Occupational Noise Exposure and Hyperacusis among Female Workers in Sweden – a hazard found below the current limit level

June 8, 2022 at 9:00 am

Dr Hashir Aazh interviews Dr Sofie Fredriksson from School of Public Health and Community Medicine, University of Gothenburg, Sweden, about her upcoming presentation at the 6th International Conference on Hyperacusis and Misophonia which is planned for Friday-Saturday 1-2 July 2022 at Birkbeck College, University of London, London, United Kingdom.


Sofie is a licensed audiologist currently working as a researcher at Occupational and Environmental Medicine in the research group Sound Environment and Health. Her research mainly concerns the area of hearing and health in relation to noise and psychosocial stress exposure at work. The focus is on female-dominated workplaces in preschool and health care and touches on gender aspects in the field of Occupational and Environmental Medicine.

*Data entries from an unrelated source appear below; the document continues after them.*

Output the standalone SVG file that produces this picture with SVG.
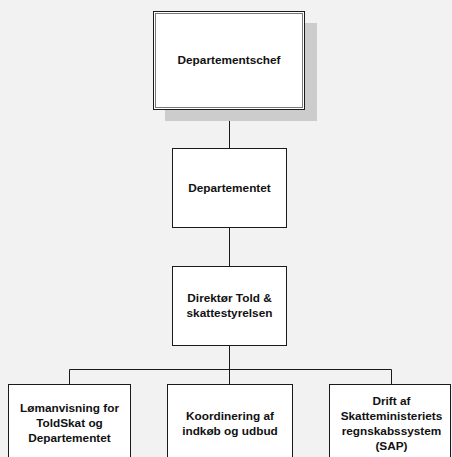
<svg xmlns="http://www.w3.org/2000/svg" width="452" height="457" viewBox="0 0 452 457">
<style>
.box{fill:#ffffff;stroke:#1a1a1a;stroke-width:1}
.inner{fill:none;stroke:#777777;stroke-width:1}
.shadow{fill:#cccccc;stroke:none}
.conn{fill:none;stroke:#1a1a1a;stroke-width:1}
text{font-family:"Liberation Sans",Arial,sans-serif;font-weight:bold;font-size:11.8px;fill:#111111;text-anchor:middle}
</style>
<rect x="0" y="0" width="452" height="457" fill="#f2f2f2"/>
<g id="connectors">
<line class="conn" x1="229.5" y1="109" x2="229.5" y2="148"/>
<line class="conn" x1="229.5" y1="227" x2="229.5" y2="266"/>
<line class="conn" x1="229.5" y1="345" x2="229.5" y2="384"/>
<polyline class="conn" points="69.5,384 69.5,369.5 391.5,369.5 391.5,384"/>
</g>
<g id="departementschef">
<rect class="shadow" x="165" y="23" width="152" height="98"/>
<rect class="box" x="153.5" y="11.5" width="151" height="98"/>
<rect class="inner" x="155.5" y="13.5" width="147" height="94"/>
<text x="229" y="64">Departementschef</text>
</g>
<g id="departementet">
<rect class="box" x="172.5" y="148.5" width="114" height="79"/>
<text x="229.5" y="191.5">Departementet</text>
</g>
<g id="direktoer">
<rect class="box" x="172.5" y="266.5" width="114" height="79"/>
<text x="229.5" y="302">Direktør Told &amp;</text>
<text x="229.5" y="317">skattestyrelsen</text>
</g>
<g id="loenanvisning">
<rect class="box" x="8.5" y="384.5" width="122" height="79"/>
<text x="69.5" y="412">Lømanvisning for</text>
<text x="69.5" y="427">ToldSkat og</text>
<text x="69.5" y="442">Departementet</text>
</g>
<g id="koordinering">
<rect class="box" x="167.5" y="384.5" width="125" height="79"/>
<text x="230" y="420">Koordinering af</text>
<text x="230" y="435">indkøb og udbud</text>
</g>
<g id="drift">
<rect class="box" x="329.5" y="384.5" width="121" height="79"/>
<text x="391.5" y="405">Drift af</text>
<text x="391.5" y="420">Skatteministeriets</text>
<text x="391.5" y="435">regnskabssystem</text>
<text x="391.5" y="450">(SAP)</text>
</g>
</svg>
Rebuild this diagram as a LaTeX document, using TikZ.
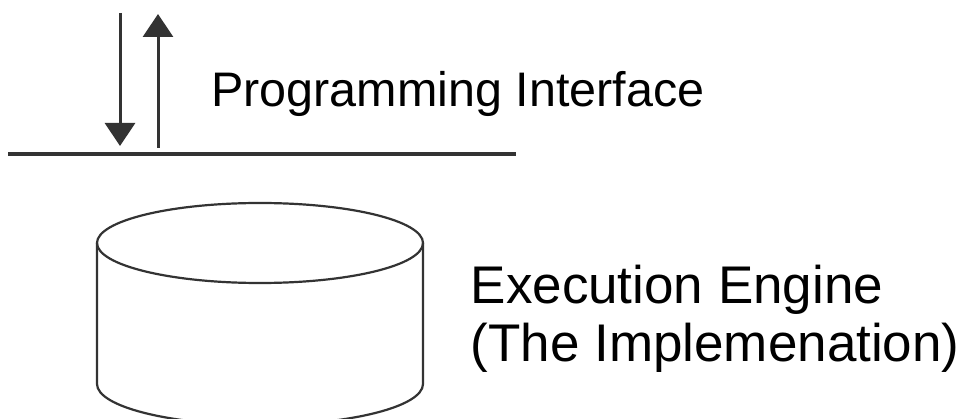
\documentclass[tikz,border=0pt]{standalone}
\usepackage{fontspec}
\setmainfont{Liberation Sans}
\usetikzlibrary{arrows.meta}
\definecolor{ink}{HTML}{333333}
\tikzset{
  conn/.style={draw=ink, line width=3pt, -{Triangle[width=30pt,length=23pt]}},
  wall/.style={draw=ink, line width=2.2pt},
  lbl/.style={inner sep=0pt, anchor=base west, text=black}
}
\begin{document}
\begin{tikzpicture}[x=1pt,y=-1pt]
\useasboundingbox (0,0) rectangle (968,419);
% arrows
\coordinate (dtop) at (120,13);
\coordinate (dbot) at (120,146);
\coordinate (ubot) at (158,148);
\coordinate (utop) at (158,14);
\draw[conn] (dtop) -- (dbot);
\draw[conn] (ubot) -- (utop);
% interface line
\coordinate (lL) at (8,154);
\coordinate (lR) at (516,154);
\draw[draw=ink, line width=4pt] (lL) -- (lR);
\node[lbl, font=\fontsize{48.5}{58}\selectfont] (api) at (211,107) {Programming Interface};
% cylinder
\draw[wall] (260,243) ellipse [x radius=163, y radius=40];
\draw[wall] (97,243) -- (97,384) arc[start angle=180, end angle=0, x radius=163, y radius=41] -- (423,243);
\node[lbl, font=\fontsize{53}{58}\selectfont] (eng1) at (470.5,303) {Execution Engine};
\node[lbl, font=\fontsize{53}{58}\selectfont] (eng2) at (470.5,361) {(The Implemenation)};
\end{tikzpicture}
\end{document}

Dr Sofie Fredriksson’s talk focuses on her study which aimed to assess whether exposure to occupational noise increased the risk of hyperacusis symptoms among female workers in general and preschool teachers in particular. They performed a retrospective longitudinal study using survey data collected from a cohort of randomly selected women from the general population in Sweden and a cohort of female preschool teachers, in total n = 8328. Hyperacusis was assessed by self-reported onset year and one item addressing discomfort or pain from everyday sounds. In the main analysis, the outcome was defined as occurring at least a few times each week. Sensitivity analyses included more strict definitions: a) at least several times each week, and b) every day. Occupational noise exposure was assessed using the Swedish Job-Exposure Matrix (JEM), <75 dB(A), 75–85 dB(A) and >85 dB(A), where preschool teachers are assigned to the 75–85 dB(A) interval. Occupational noise exposure was defined by the occupation held at year of hyperacusis onset, or the occupation held at the survey year if no event occurred. The statistical analysis was done using survival analysis with frailty regression modelling, with the hazard of hyperacusis analysed in relation to years of occupational noise exposure accounting for individual variation in survival times, adjusting for possible confounders including age, education, income, family history of hearing loss, and change of jobs due to noise. Their study shows an increased risk of hyperacusis among women exposed below the occupational noise limit in Sweden (85 dB LAeq,8h), and indicates a need for improved hearing prevention measures and noise abatement measures in occupations with noise levels from 75 dB(A).